Due autori di cultura islamica sono tra gli altri più significativi in questo dibattuto ed attualissimo argomento: As Sanâ´i, che compose in lingua persiana il poema mistico” Il viaggio nel regno del ritorno”, e il mistico Ibn ´Arabi (1165-.1240), autore de: ” Il viaggio notturno alla più alta dimora”. I due autori raccontano il loro viaggio mistico nei regni dell’aldilà, fino “alla dimora più vicina a Dio”. Questi due poemi, nel loro linguaggio esoterico permeato di simbolismi e allegorie mistiche, si sviluppano negli ambienti del sufismo e del marabutismo, per poi diffondersi nella religiosità popolare. Questi racconti prendono spunto da alcuni passi coranici: ” Isrâ” e “Al mi’rag” e dalla tradizione (ahdit) in cui è descritto il “viaggio di Muhammad (Maometto).Costui, una notte fu condotto fino al tempio di Gerusalemme e ascese fino al settimo cielo accompagnato dall’Arcangelo Gabriele, cavalcando una simbolica creatura un po’ donna un po’ animale, dagli eccezionali poteri, di nome Burâq. In questo viaggio mistico nel regno d’oltretomba, il Profeta dell’Islâm passa per l’inferno, dove emergono somiglianze fra la topografia dei luoghi, gli abitanti, i premi e le pene ritrovati poi nell’Inferno, nel Purgatorio e nel Paradiso danteschi.

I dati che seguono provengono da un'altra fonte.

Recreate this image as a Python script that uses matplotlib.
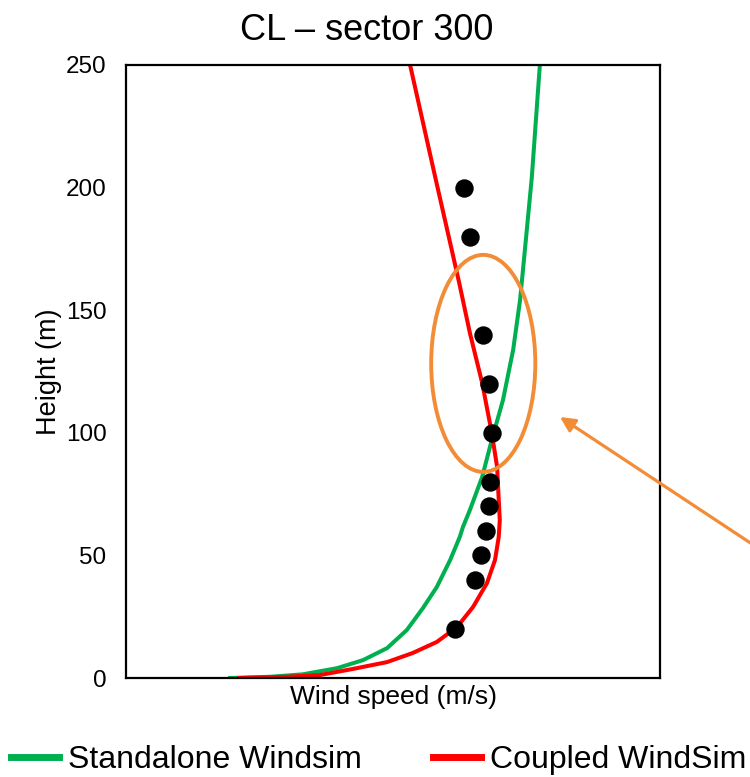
import matplotlib.pyplot as plt
from matplotlib.patches import Ellipse
from matplotlib.lines import Line2D

plt.rcParams['font.family'] = ['Liberation Sans', 'DejaVu Sans']

# measured profile (height in m, wind speed in m/s)
meas_h = [200, 180, 140, 120, 100, 80, 70, 60, 50, 40, 20]
meas_u = [6.33, 6.44, 6.69, 6.80, 6.85, 6.82, 6.80, 6.74, 6.65, 6.54, 6.16]

# standalone WindSim profile
sa_h = [0, 0.5, 1.5, 4.0, 7.3, 12.2, 19.6, 28.5, 37.1, 48.1, 57.5, 61.6, 68.5, 82.0,
        97.1, 113.4, 133.8, 154.2, 174.6, 204.3, 250]
sa_u = [1.95, 2.70, 3.31, 3.95, 4.44, 4.89, 5.26, 5.56, 5.82, 6.07, 6.25, 6.31, 6.44, 6.67,
        6.85, 7.06, 7.25, 7.38, 7.47, 7.60, 7.75]

# coupled WindSim profile
cp_h = [0, 0.5, 1.2, 3.7, 6.5, 10.2, 14.7, 20.8, 29.0, 38.7, 48.1, 57.5, 64.4, 72.6,
        86.0, 99.9, 120.3, 140.7, 161.1, 174.6, 204.3, 250]
cp_u = [2.13, 3.01, 3.63, 4.25, 4.89, 5.37, 5.82, 6.20, 6.50, 6.76, 6.91, 6.98, 7.00, 6.98,
        6.95, 6.85, 6.67, 6.44, 6.24, 6.10, 5.79, 5.32]

yticks = [0, 50, 100, 150, 200, 250]

green = '#00B050'
red = '#FF0000'
orange = '#F28C36'

fig = plt.figure(figsize=(7.5, 7.77), dpi=100)
ax = fig.add_axes([0.168, 0.1274, 0.712, 0.789])

ax.plot(sa_u, sa_h, color=green, lw=2.9, solid_joinstyle='round')
ax.plot(cp_u, cp_h, color=red, lw=2.9, solid_joinstyle='round')
ax.scatter(meas_u, meas_h, s=150, color='black', zorder=3)

# highlight of the crossing region
ax.add_patch(Ellipse((6.69, 128.3), 1.95, 88.5, fill=False, edgecolor=orange, lw=2.8, zorder=4))

ax.set_xlim(0, 10)
ax.set_ylim(0, 250)
ax.set_xticks([])
ax.set_yticks(yticks)
ax.tick_params(axis='y', length=0, pad=14, labelsize=17.5)
for sp in ax.spines.values():
    sp.set_linewidth(1.6)
    sp.set_color('black')

ax.set_xlabel('Wind speed (m/s)', fontsize=19, labelpad=5)
ax.set_ylabel('Height (m)', fontsize=19.5, labelpad=3)
fig.text(367 / 750, 1 - 30 / 777, 'CL – sector 300', fontsize=26, ha='center', va='center')

# arrow pointing at the circled region
ax.annotate('', xy=(560 / 750, 1 - 417 / 777), xycoords='figure fraction',
            xytext=(820 / 750, 1 - 589 / 777), textcoords='figure fraction',
            arrowprops=dict(arrowstyle='-|>', color=orange, lw=2.3, mutation_scale=22,
                            shrinkA=0, shrinkB=0),
            annotation_clip=False)

handles = [Line2D([], [], color=green, lw=5), Line2D([], [], color=red, lw=5)]
fig.legend(handles, ['Standalone Windsim', 'Coupled WindSim'], loc='center',
           bbox_to_anchor=(0.505, 0.022), ncol=2, frameon=False, fontsize=23,
           handlelength=1.5, handletextpad=0.31, columnspacing=2.2, borderpad=0)

fig.savefig('out.png', dpi=100)
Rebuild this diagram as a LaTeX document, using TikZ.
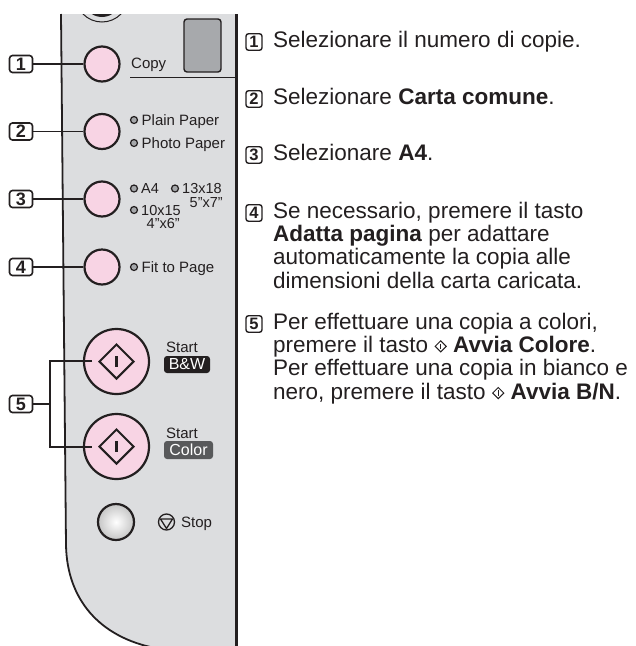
\documentclass[tikz,border=0pt]{standalone}
\usepackage{fontspec}
\setmainfont{Liberation Sans}
\usetikzlibrary{shapes.geometric}
\definecolor{panel}{HTML}{DCDDDF}
\definecolor{ink}{HTML}{231F20}
\definecolor{pinkb}{HTML}{F8D4E4}
\definecolor{disp}{HTML}{A7A9AC}
\definecolor{colorbox}{HTML}{58595B}
\definecolor{ledfill}{HTML}{A5A7AA}
\begin{document}
\begin{tikzpicture}[x=1pt,y=-1pt,
  btn/.style={circle,draw=ink,line width=2.2pt,fill=pinkb,minimum size=35pt,inner sep=0pt},
  bigbtn/.style={circle,draw=ink,line width=2.2pt,fill=pinkb,minimum size=65pt,inner sep=0pt},
  startsym/.style={diamond,draw=ink,line width=2pt,minimum size=35pt,inner sep=0pt},
  callout/.style={draw=ink,line width=1.6pt,rounded corners=3pt,fill=white,minimum width=23pt,minimum height=17pt,inner sep=0pt,font=\fontsize{18}{18}\selectfont\bfseries,text=ink},
  refbox/.style={draw=ink,line width=1.4pt,rounded corners=2.5pt,fill=white,minimum width=16pt,minimum height=16.5pt,inner sep=0pt,font=\fontsize{16.5}{16.5}\selectfont\bfseries,text=ink},
  lbl/.style={font=\fontsize{15}{15}\selectfont,inner sep=0pt,anchor=base west,text=ink},
  smalllbl/.style={font=\fontsize{14.5}{14.5}\selectfont,inner sep=0pt,anchor=base west,text=ink},
  led/.style={circle,draw=ink,line width=1.2pt,fill=ledfill,minimum size=7pt,inner sep=0pt},
  conn/.style={draw=ink,line width=1.7pt},
  body/.style={font=\fontsize{22.5}{23.3}\selectfont,inner sep=0pt,anchor=base west,text=ink},
  txtsym/.style={diamond,draw=ink,line width=1pt,minimum size=11.5pt,inner sep=0pt},
]
\useasboundingbox (0,0) rectangle (636,646);
% panel
\fill[panel] (61,14) -- (236,14) -- (236,650) -- (155,650) -- (155,648) .. controls (100,637) and (67,600) .. (66,545) -- cycle;
\begin{scope}
  \clip (0,14) rectangle (235,40);
  \draw[ink,line width=1pt] (102,-4.5) circle (26.5pt);
  \draw[ink,line width=3pt] (102,-2) circle (17.5pt);
\end{scope}
\draw[ink,line width=1.8pt] (61,14) -- (66,545) .. controls (67,600) and (100,637) .. (155,648);
\draw[ink,line width=3pt] (236,14) -- (236,650);

% buttons
\node[btn] (b1) at (102,64) {};
\node[btn] (b2) at (102,131.5) {};
\node[btn] (b3) at (102,199) {};
\node[btn] (b4) at (102,267) {};
\node[bigbtn] (bw) at (116.5,361.5) {};
\node[bigbtn] (col) at (116.5,446.5) {};
\node[startsym] (dbw) at (bw.center) {};
\node[startsym] (dcol) at (col.center) {};
\draw[ink,line width=2.6pt] ([yshift=5.5pt]dbw.center) -- ([yshift=-5.5pt]dbw.center);
\draw[ink,line width=2.6pt] ([yshift=5.5pt]dcol.center) -- ([yshift=-5.5pt]dcol.center);
\node[circle,draw=ink,line width=2.2pt,minimum size=36pt,inner sep=0pt,shading=radial,inner color=white,outer color=gray!45] (stop) at (116,522) {};

% panel labels
\node[lbl] (copy) at (131,68.5) {Copy};
\draw[ink,line width=0.9pt] (130,77) -- (234.5,77);
\node[draw=ink,line width=1.4pt,fill=disp,rounded corners=3pt,minimum width=37pt,minimum height=53pt,inner sep=0pt] (lcd) at (202.5,45.5) {};

\node[led] (l1) at (134,120) {};
\node[lbl] (plain) at (141.5,125) {Plain Paper};
\node[led] (l2) at (134,143) {};
\node[lbl] (photo) at (141.5,148) {Photo Paper};

\node[led] (l3) at (134,188.5) {};
\node[smalllbl] (a4) at (141,193.5) {A4};
\node[led] (l4) at (175,188.5) {};
\node[smalllbl] (t1318) at (182,193.5) {13x18};
\node[smalllbl] (t57) at (189.5,207) {5"x7"};
\node[led] (l5) at (134,210) {};
\node[smalllbl] (t1015) at (141,215) {10x15};
\node[smalllbl] (t46) at (146.5,228.5) {4"x6"};

\node[led] (l6) at (134,267) {};
\node[lbl] (fit) at (141.5,272) {Fit to Page};

\node[lbl] (st1) at (166,352) {Start};
\node[fill=ink,rounded corners=3pt,minimum width=46pt,minimum height=17pt,inner sep=0pt,text=white,font=\fontsize{16}{16}\selectfont] (bwl) at (187,364.5) {B\&W};
\node[lbl] (st2) at (166,438) {Start};
\node[fill=colorbox,rounded corners=3pt,minimum width=49pt,minimum height=18pt,inner sep=0pt,text=white,font=\fontsize{16}{16}\selectfont] (coll) at (188.5,450) {Color};

\node[circle,draw=ink,line width=1.3pt,minimum size=16pt,inner sep=0pt] (stsym) at (166.5,522) {};
\draw[ink,line width=1.3pt,line join=round] ([xshift=-6pt,yshift=3pt]stsym.center) -- ([xshift=6pt,yshift=3pt]stsym.center) -- ([yshift=-6.5pt]stsym.center) -- cycle;
\node[lbl] (stopl) at (181,527) {Stop};

% callouts
\node[callout] (c1) at (21,64) {1};
\node[callout] (c2) at (21,131.5) {2};
\node[callout] (c3) at (21,199) {3};
\node[callout] (c4) at (21,267) {4};
\node[callout] (c5) at (21,404) {5};
\draw[conn] (c1) -- (b1);
\draw[conn] (c2) -- (b2);
\draw[conn] (c3) -- (b3);
\draw[conn] (c4) -- (b4);
\coordinate (j5) at (50,404);
\coordinate (bwin) at (92,361);
\coordinate (colin) at (92,447);
\draw[conn] (c5) -- (j5);
\draw[conn] (bwin) -- (bwin -| j5) -- (colin -| j5) -- (colin);

% right column
\node[refbox] (r1) at (254,42) {1};
\node[body] (t1) at (273,47) {Selezionare il numero di copie.};
\node[refbox] (r2) at (254,99) {2};
\node[body] (t2) at (273,104) {Selezionare \textbf{Carta comune}.};
\node[refbox] (r3) at (254,155) {3};
\node[body] (t3) at (273,160) {Selezionare \textbf{A4}.};
\node[refbox] (r4) at (254,213) {4};
\node[body] (t4a) at (273,218) {Se necessario, premere il tasto};
\node[body] (t4b) at (273,241.3) {\textbf{Adatta pagina} per adattare};
\node[body] (t4c) at (273,264.6) {automaticamente la copia alle};
\node[body] (t4d) at (273,288) {dimensioni della carta caricata.};
\node[refbox] (r5) at (254,324) {5};
\node[body] (t5a) at (273,329) {Per effettuare una copia a colori,};
\node[body] (t5b) at (273,352.3) {premere il tasto};
\node[txtsym,anchor=west] (s1) at ([xshift=6pt,yshift=6pt]t5b.base east) {};
\draw[ink,line width=1.1pt] ([yshift=2.6pt]s1.center) -- ([yshift=-2.6pt]s1.center);
\coordinate (s1e) at (s1.east |- t5b.base);
\node[body] (t5c) at ([xshift=6pt]s1e) {\textbf{Avvia Colore}.};
\node[body] (t5d) at (273,375.6) {Per effettuare una copia in bianco e};
\node[body] (t5e) at (273,399) {nero, premere il tasto};
\node[txtsym,anchor=west] (s2) at ([xshift=6pt,yshift=6pt]t5e.base east) {};
\draw[ink,line width=1.1pt] ([yshift=2.6pt]s2.center) -- ([yshift=-2.6pt]s2.center);
\coordinate (s2e) at (s2.east |- t5e.base);
\node[body] (t5f) at ([xshift=6pt]s2e) {\textbf{Avvia B/N}.};
\end{tikzpicture}
\end{document}
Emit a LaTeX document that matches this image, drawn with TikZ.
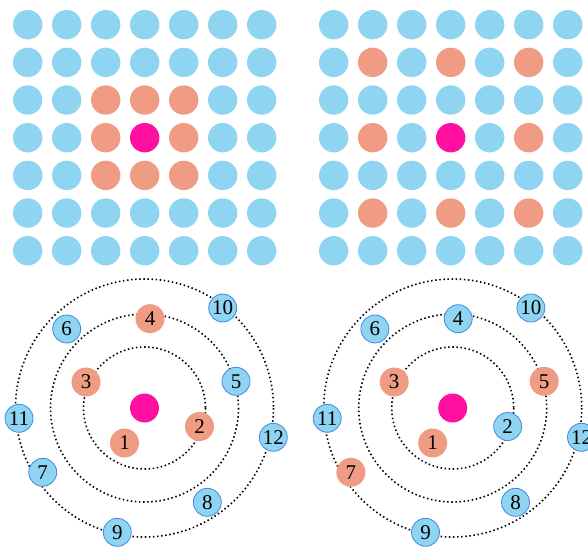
\documentclass[tikz,border=0pt]{standalone}
\usepackage{fontspec}
\setmainfont{Liberation Serif}
\definecolor{cblue}{RGB}{143,212,241}
\definecolor{corange}{RGB}{240,156,133}
\definecolor{cmag}{RGB}{255,16,160}
\definecolor{cedge}{RGB}{66,136,224}
\begin{document}
\begin{tikzpicture}[x=1pt,y=-1pt,
  dot/.style={circle,inner sep=0pt,minimum size=29.4pt},
  bdot/.style={dot,fill=cblue},
  odot/.style={dot,fill=corange},
  mdot/.style={dot,fill=cmag},
  orbit/.style={draw=black,line width=1.6pt,dash pattern=on 1.5pt off 2.6pt},
  numfont/.style={font=\fontsize{21}{21}\selectfont,text=black},
  bnum/.style={circle,inner sep=0pt,minimum size=28pt,fill=cblue,draw=cedge,line width=0.8pt,numfont},
  onum/.style={circle,inner sep=0pt,minimum size=29pt,fill=corange,numfont}]
\useasboundingbox (0,0) rectangle (588,546);
% top grids
\foreach \r in {0,...,6}{
  \foreach \c in {0,...,6}{
    \pgfmathtruncatemacro\isc{(\r==3)&&(\c==3)}
    \pgfmathtruncatemacro\isoL{(abs(\r-3)<2)&&(abs(\c-3)<2)}
    \pgfmathtruncatemacro\isoR{(mod(\r,2)==1)&&(mod(\c,2)==1)}
    \ifnum\isc=1 \def\styL{mdot}\def\styR{mdot}\else
      \ifnum\isoL=1 \def\styL{odot}\else\def\styL{bdot}\fi
      \ifnum\isoR=1 \def\styR{odot}\else\def\styR{bdot}\fi
    \fi
    \node[\styL] (gL\r\c) at ({27.7+39*\c},{24.7+37.67*\r}) {};
    \node[\styR] (gR\r\c) at ({333.7+39*\c},{24.7+37.67*\r}) {};
  }
}
% bottom orbits
\coordinate (oL) at (144.5,408);
\coordinate (oR) at (452.7,408);
\foreach \o in {oL,oR}{
  \draw[orbit] (\o) circle[radius=61];
  \draw[orbit] (\o) circle[radius=94];
  \draw[orbit] (\o) circle[radius=129];
}
\node[mdot,minimum size=29pt] (cL) at (oL) {};
\node[mdot,minimum size=29pt] (cR) at (oR) {};
\foreach \n/\dx/\dy/\sl/\sr in {
  1/-20/35/onum/onum,
  2/55/18.5/onum/bnum,
  3/-58.5/-26/onum/onum,
  4/5.5/-89.3/onum/bnum,
  5/91.5/-26.7/bnum/onum,
  6/-77.8/-79/bnum/bnum,
  7/-101.8/64.3/bnum/onum,
  8/62.8/94.3/bnum/bnum,
  9/-27.2/124.3/bnum/bnum,
  10/78.2/-100/bnum/bnum,
  11/-125.5/10.3/bnum/bnum,
  12/128.8/29.3/bnum/bnum}{
  \node[\sl] (l\n) at ({144.5+\dx},{408+\dy}) {\n};
  \node[\sr] (r\n) at ({452.7+\dx},{408+\dy}) {\n};
}
\end{tikzpicture}
\end{document}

Al Burâq: il suo nome deriva da barîq ( splendore).

E’ una creatura dalle forme fantastiche e nella tradizione viene descritta con viso da donna, zampe da cammello, zoccoli e coda di bovino ed al posto del cuore un rosso rubino.

La sua falcata volante è ampia “quanto uno sguardo”.

al Hadît: sono i detti del Profeta che nel corso storico sono stati esaminati da profondi conoscitori dell’Islâm per approvarne l’autenticità. Essi formano con il Corano la guida sulla quale la tradizione musulmana cammina.

Come per la Divina Commedia, questi racconti fecero fiorire una notevole produzione iconografica di artisti islamici, soprattutto Persiani con opere di grande pregio e miniature che oggi si possono trovare nei più importanti musei del mondo.